4) Multi-Jet-Fusion (MJF)

Multi Jet Fusion is a powder-based technology but does not use lasers. The powder bed is heated uniformly at the outset. A fusing agent is jetted where particles need to be selectively molten, and a detailing agent is jetted around the contours to improve part resolution.
MJF produces parts from engineering thermoplastics. Here is the list of our standard MJF 3D printing materials. In MJF, parts are built by jetting a binding agent onto thin layers of polymer powder particles (typically nylon) and then sintering them using an IR heat source.

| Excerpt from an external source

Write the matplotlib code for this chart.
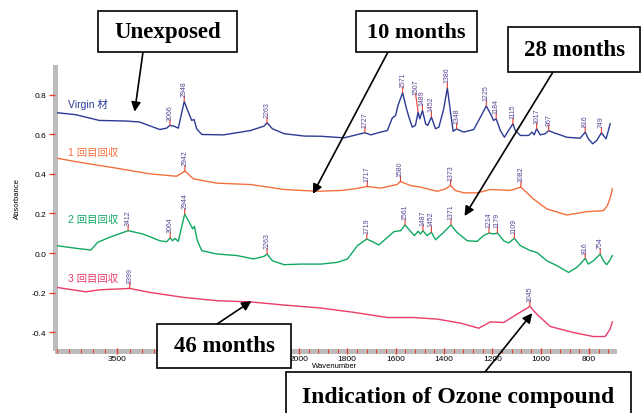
import numpy as np
import matplotlib
matplotlib.use("Agg")
import matplotlib.pyplot as plt
from matplotlib.patches import Rectangle

plt.rcParams['font.family'] = ['Liberation Sans', 'Noto Sans CJK JP', 'DejaVu Sans']
plt.rcParams['axes.unicode_minus'] = False

# --- spectra (wavenumber, absorbance) ---
virgin_w = [4000, 3845, 3650, 3427, 3317, 3150, 3094, 3066, 3033, 2997, 2948, 2914, 2886, 2867,
            2845, 2803, 2622, 2400, 2289, 2263, 2219, 2122, 1978, 1909, 1813, 1727, 1703, 1662,
            1634, 1614, 1600, 1590, 1571, 1555, 1545, 1531, 1518, 1507, 1500, 1489, 1476, 1467,
            1452, 1435, 1421, 1401, 1386, 1373, 1362, 1348, 1318, 1277, 1249, 1225, 1208, 1195,
            1184, 1167, 1150, 1133, 1115, 1105, 1084, 1050, 1036, 1027, 1017, 1002, 981, 967,
            947, 920, 892, 837, 816, 803, 785, 768, 749, 730, 720, 713]
virgin_a = [0.709, 0.699, 0.670, 0.667, 0.662, 0.624, 0.631, 0.645, 0.641, 0.631, 0.766, 0.712,
            0.670, 0.675, 0.628, 0.599, 0.597, 0.619, 0.641, 0.658, 0.628, 0.603, 0.591, 0.590,
            0.582, 0.608, 0.597, 0.611, 0.619, 0.682, 0.695, 0.746, 0.810, 0.729, 0.687, 0.636,
            0.645, 0.712, 0.678, 0.721, 0.653, 0.645, 0.687, 0.628, 0.636, 0.729, 0.834, 0.713,
            0.615, 0.627, 0.611, 0.624, 0.687, 0.743, 0.704, 0.670, 0.678, 0.619, 0.585, 0.619,
            0.653, 0.619, 0.594, 0.594, 0.611, 0.597, 0.628, 0.597, 0.603, 0.619, 0.608, 0.597,
            0.585, 0.580, 0.611, 0.577, 0.552, 0.569, 0.608, 0.577, 0.619, 0.653]

m10_w = [4000, 3789, 3511, 3233, 3011, 2942, 2872, 2678, 2400, 2122, 1923, 1827, 1772, 1717,
         1662, 1594, 1580, 1538, 1497, 1428, 1394, 1373, 1353, 1318, 1263, 1208, 1126, 1082,
         1030, 975, 892, 810, 741, 724, 710, 704]
m10_a = [0.479, 0.456, 0.429, 0.400, 0.388, 0.414, 0.375, 0.353, 0.346, 0.321, 0.312, 0.316,
         0.324, 0.336, 0.328, 0.346, 0.361, 0.341, 0.333, 0.312, 0.324, 0.341, 0.316, 0.304,
         0.304, 0.321, 0.316, 0.333, 0.273, 0.223, 0.192, 0.209, 0.214, 0.240, 0.290, 0.324]

m28_w = [4000, 3845, 3720, 3664, 3567, 3412, 3289, 3150, 3094, 3064, 3044, 3025, 2997, 2944,
         2906, 2878, 2864, 2839, 2803, 2678, 2511, 2372, 2289, 2263, 2219, 2122, 1992, 1909,
         1840, 1799, 1758, 1719, 1669, 1607, 1579, 1561, 1541, 1522, 1507, 1497, 1487, 1470,
         1452, 1435, 1401, 1371, 1347, 1304, 1263, 1236, 1214, 1195, 1179, 1153, 1133, 1109,
         1084, 1043, 1016, 975, 933, 885, 851, 830, 816, 803, 782, 754, 741, 727, 713, 704]
m28_a = [0.037, 0.024, 0.015, 0.054, 0.079, 0.113, 0.096, 0.062, 0.057, 0.076, 0.062, 0.074,
         0.059, 0.197, 0.155, 0.122, 0.135, 0.062, 0.012, -0.005, -0.013, -0.030, -0.017,
         -0.005, -0.039, -0.059, -0.056, -0.056, -0.047, -0.030, 0.037, 0.071, 0.041, 0.108,
         0.113, 0.142, 0.113, 0.088, 0.110, 0.096, 0.113, 0.088, 0.105, 0.067, 0.105, 0.142,
         0.105, 0.062, 0.059, 0.088, 0.101, 0.096, 0.101, 0.062, 0.051, 0.074, 0.037, 0.012,
         0.003, -0.039, -0.064, -0.098, -0.073, -0.047, -0.027, -0.056, -0.039, -0.005,
         -0.039, -0.059, -0.034, -0.013]

m46_w = [4000, 3761, 3650, 3399, 3233, 2956, 2678, 2400, 2122, 1909, 1772, 1634, 1525, 1428,
         1332, 1256, 1208, 1153, 1098, 1045, 1016, 961, 865, 782, 734, 713, 704]
m46_a = [-0.174, -0.196, -0.186, -0.179, -0.199, -0.224, -0.241, -0.247, -0.263, -0.278,
         -0.300, -0.326, -0.326, -0.334, -0.354, -0.380, -0.348, -0.351, -0.309, -0.270,
         -0.309, -0.371, -0.402, -0.422, -0.422, -0.385, -0.348]

virgin_peaks = [3066, 2948, 2263, 1727, 1571, 1507, 1489, 1452, 1386, 1348, 1225, 1184, 1115,
                1017, 967, 816, 749]
m10_peaks = [2942, 1717, 1580, 1373, 1082]
m28_peaks = [3412, 3064, 2944, 2263, 1719, 1561, 1487, 1452, 1371, 1214, 1179, 1109, 816, 754]
m46_peaks = [3399, 1045]

series_names = ['Virgin 材', '1 回目回収', '2 回目回収', '3 回目回収']
colors = ['#2b3a94', '#f2703e', '#10a862', '#ea3c68']

yticks = [-0.4, -0.2, 0.0, 0.2, 0.4, 0.6, 0.8]
xticks = [3500, 3000, 2500, 2000, 1800, 1600, 1400, 1200, 1000, 800]
xticklabels = ['3500', '', '', '2000', '1800', '1600', '1400', '1200', '1000', '800']
xminor = list(range(4000, 2000, -100)) + list(range(1960, 690, -40))

red = '#e8402f'
purple = '#5a4394'
W, H = 642, 414

fig = plt.figure(figsize=(W / 100, H / 100), dpi=100)
ax = fig.add_axes([57 / W, 1 - 349 / H, (614 - 57) / W, (349 - 68) / H])


def fwd(w):
    w = np.asarray(w, dtype=float)
    return np.where(w > 2000, 2000 + (w - 2000) / 2, w)


def inv(u):
    u = np.asarray(u, dtype=float)
    return np.where(u > 2000, 2000 + (u - 2000) * 2, u)


ax.set_xscale('function', functions=(fwd, inv))

data = [(virgin_w, virgin_a, virgin_peaks), (m10_w, m10_a, m10_peaks),
        (m28_w, m28_a, m28_peaks), (m46_w, m46_a, m46_peaks)]

# label offsets (points) where the source lifts a label off a crowded peak
label_shift = {(0, 1507): (-1.8, 13.0)}

for i, ((w, a, peaks), c) in enumerate(zip(data, colors)):
    ax.plot(w, a, color=c, lw=1.0, zorder=2)
    ws = np.array(w[::-1], dtype=float)
    As = np.array(a[::-1], dtype=float)
    for p in peaks:
        y = np.interp(p, ws, As)
        dx, dy = label_shift.get((i, p), (0, 3.8))
        ax.annotate('', xy=(p, y), xytext=(dx, dy), textcoords='offset points',
                    arrowprops=dict(arrowstyle='-', color=red, lw=0.8, shrinkA=0, shrinkB=0))
        ax.annotate(str(p), xy=(p, y), xytext=(dx, dy + 0.4), textcoords='offset points',
                    rotation=90, ha='center', va='bottom', fontsize=5, color=purple)

ax.set_xlim(4000, 697)
ax.set_ylim(-0.48, 0.94)

for s in ['top', 'right']:
    ax.spines[s].set_visible(False)
for s in ['left', 'bottom']:
    ax.spines[s].set_color('#bcbcbc')
    ax.spines[s].set_linewidth(3.6)
    ax.spines[s].set_position(('outward', 1.8))
    ax.spines[s].set_zorder(0.5)

ax.set_yticks(yticks)
ax.set_yticklabels([f'{v:.1f}' for v in yticks])
ax.set_xticks(xticks)
ax.set_xticklabels(xticklabels)
ax.set_xticks(xminor, minor=True)
ax.tick_params(axis='y', which='major', direction='out', length=4, width=1, color=red,
               labelsize=6, pad=2)
ax.tick_params(axis='x', which='major', direction='inout', length=3.8, width=1, color=red,
               labelsize=6, pad=1)
ax.tick_params(axis='x', which='minor', direction='inout', length=2.2, width=0.8, color=red)

fig.text(17 / W, 1 - 199 / H, 'Absorbance', rotation=90, ha='center', va='center', fontsize=5.5)
fig.text(335 / W, 1 - 367 / H, 'Wavenumber', ha='center', va='center', fontsize=5.5)

# series names
name_y = [105, 153, 220, 279]
for name, c, y in zip(series_names, colors, name_y):
    fig.text(68 / W, 1 - y / H, name, color=c, fontsize=7.5, ha='left', va='center')

# callout boxes: text, (left, top, right, bottom) in pixels, font size
boxes = [('Unexposed', (98, 12, 237, 53), 16.5),
         ('10 months', (356, 12, 477, 53), 16),
         ('28 months', (508, 28, 640, 73), 16.5),
         ('46 months', (157, 325, 291, 369), 16.5),
         ('Indication of Ozone compound', (286, 373, 631, 422), 17)]
for text, (l, t, r, b), fs in boxes:
    fig.add_artist(Rectangle((l / W, 1 - b / H), (r - l) / W, (b - t) / H,
                             transform=fig.transFigure, fc='white', ec='black', lw=1.2, zorder=5))
    fig.text((l + r) / 2 / W, 1 - (t + b) / 2 / H, text, ha='center', va='center',
             fontsize=fs, fontweight='bold', family='Liberation Serif', zorder=6)

# arrows: tip in data coords, tail in image pixels
arrows = [((3358, 0.714), (143, 53)),
          ((1942, 0.299), (388, 53)),
          ((1315, 0.187), (553, 73)),
          ((2392, -0.243), (217, 325)),
          ((1035, -0.304), (485, 373))]
for tip, (tx, ty) in arrows:
    ax.annotate('', xy=tip, xycoords='data', xytext=(tx, H - ty), textcoords='figure pixels',
                arrowprops=dict(arrowstyle='-|>', color='black', lw=1.2, mutation_scale=14,
                                shrinkA=0, shrinkB=0),
                annotation_clip=False, zorder=4)

fig.savefig('out.png', dpi=100)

5) Direct Metal Laser Sintering (DMLS)

Direct metal laser sintering (DMLS) is one of the few 3D printing technologies that directly create a metal part from its 3D computer model. This process is an advancement of powder metallurgy (PM), a mature metal-molding technology that uses heat and pressure to form powdered metal parts. The working material for this 3D printing process is finely powdered metal. Typically the manufactured size of the metal particles is 20 – 40 micrometers. The particle size and shape limit the detail resolution of the final part. Smaller metal particle size and less variation allow better resolution.
Other resolution limits in this technology are the layer height and the size of the laser spot. Like other 3D printing processes, the model is divided into many fine layers, which are then printed one-by-one to build the final part. Printable layer heights are approximately the maximum size of the metal powder used.

6) Polyjet

Unlike other 3D printing technologies, there isn’t a single inventor for MJ. In fact, up until recent times it’s been more of a technique than an actual printing process. It’s something jewelers have used for centuries. Wax casting has been a traditional process where the user produces high-quality, customizable jewelry. The reason it gets a mention here is because of the introduction of 3D printing. Thanks to the arrival of this technology, wax casting is now an automated process. Today, MJ 3D printers produce high-resolution parts, mainly for the dental and Jewelry industries,
Once the 3D model (CAD file) is uploaded to the printer, it’s all systems go. The printer adds molten (heated) wax to the aluminum build platform in controlled layers. It achieves this using nozzles that sweep evenly across the build area. As soon as the heated material lands on the build plate it begins to cool down and solidify (UV light helps to cure the layers). As the 3D part builds up, a gel-like material helps to support the printing process of more complex geometries. Like all support materials in 3D printing, it’s easy to remove it afterward, either by hand or by using powerful water jets. Once the part is complete you can use it right away, no further post-curing necessary.
There are also Polyjet MJ 3D printers, which use photopolymer-resins rather than synthetic waxes. Polyjet technology also offers very good resolution. Unlike digital wax printers, people use Polyjet devices to create parts for a wide range of industries.